In Bridge Fund Capital Corporation v. Fastbucks Franchise Corporation, 2008 WL 3876341 (E.D. Cal. Aug. 20, 2008), the court dismissed a franchisor’s motion to dismiss or stay the action pending the outcome of arbitration because it declined to enforce the choice of law, choice of forum, and arbitration clauses in the franchise agreements at issue. This case demonstrates how careful franchisors must be, especially in cases where courts would apply California law, with respect to contractual provisions in franchise agreements that create one-sided legal rights in their favor.

The franchisees in this case operated payday loan and check cashing franchises located in California. The franchisor was a Nevada corporation with its principal place of business in Texas, and it provided training to the franchises at its headquarters in that state. The franchise agreements at issue contained choice of law and choice of forum provisions requiring any dispute to take place in Texas in accordance with Texas law. In addition, the franchise agreements required all disputes arising between the parties to be resolved through arbitration in Texas. However, the UFOCs contained an addendum pertaining to the enforcement of the franchise agreements under California law. The franchisees sued Fastbucks in state court, alleging that the franchisor had made material misrepresentations and omissions of fact regarding the franchise system and that it had failed to comply with state franchising laws. After the case was removed to federal court, Fastbucks filed a motion to dismiss or stay the action pending the outcome of arbitration.

The federal court denied the motion to dismiss. Turning first to the choice of law and choice of forum clauses, the court found that California had a “materially greater interest” than Texas in the case, and, therefore, the latter state’s laws should apply to any dispute between the parties. For the most part, the court reached this conclusion because applying Texas law would bar the franchisees from the protections provided by the California Franchise Investment Law.
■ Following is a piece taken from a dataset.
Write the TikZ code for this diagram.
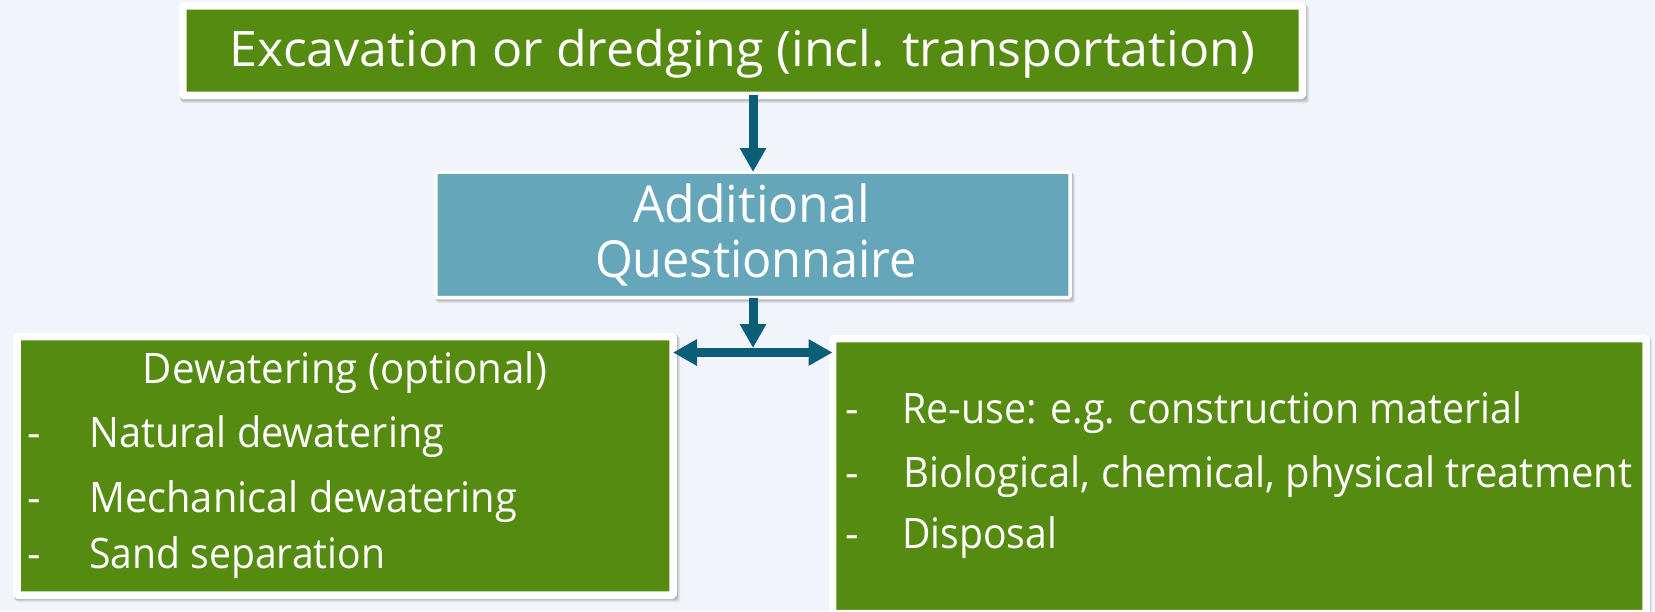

The court rejected the franchisor’s suggestion that the arbitration could be brought in Texas because they could not show any prior case in which a Texas court or arbitrator had applied the CFIL with respect to a California franchisee. Therefore, the court concluded, the franchisor had failed to show that the franchisees’ rights “would not be diminished” if the choice of law and choice of forum clauses were enforced.

The court also declined to enforce the arbitration provisions finding that the provisions were both procedurally and substantively unconscionable. Specifically, the court found that the franchise agreements were contracts of adhesion because the franchisees had no real negotiating power when they entered into the agreements, citing to a handful of California cases holding that franchisees have no real power to negotiate the terms of arbitration provisions. Further, the court deemed the arbitration provisions substantively unconscionable because they lacked mutuality, as the arbitration clauses allowed only the franchisor to seek injunctive relief, limited the franchisees’ recoverable damages, shortened the applicable statute of limitations, imposed place and manner restrictions, and waived the franchisees’ rights to participate in class action litigation against the franchisor.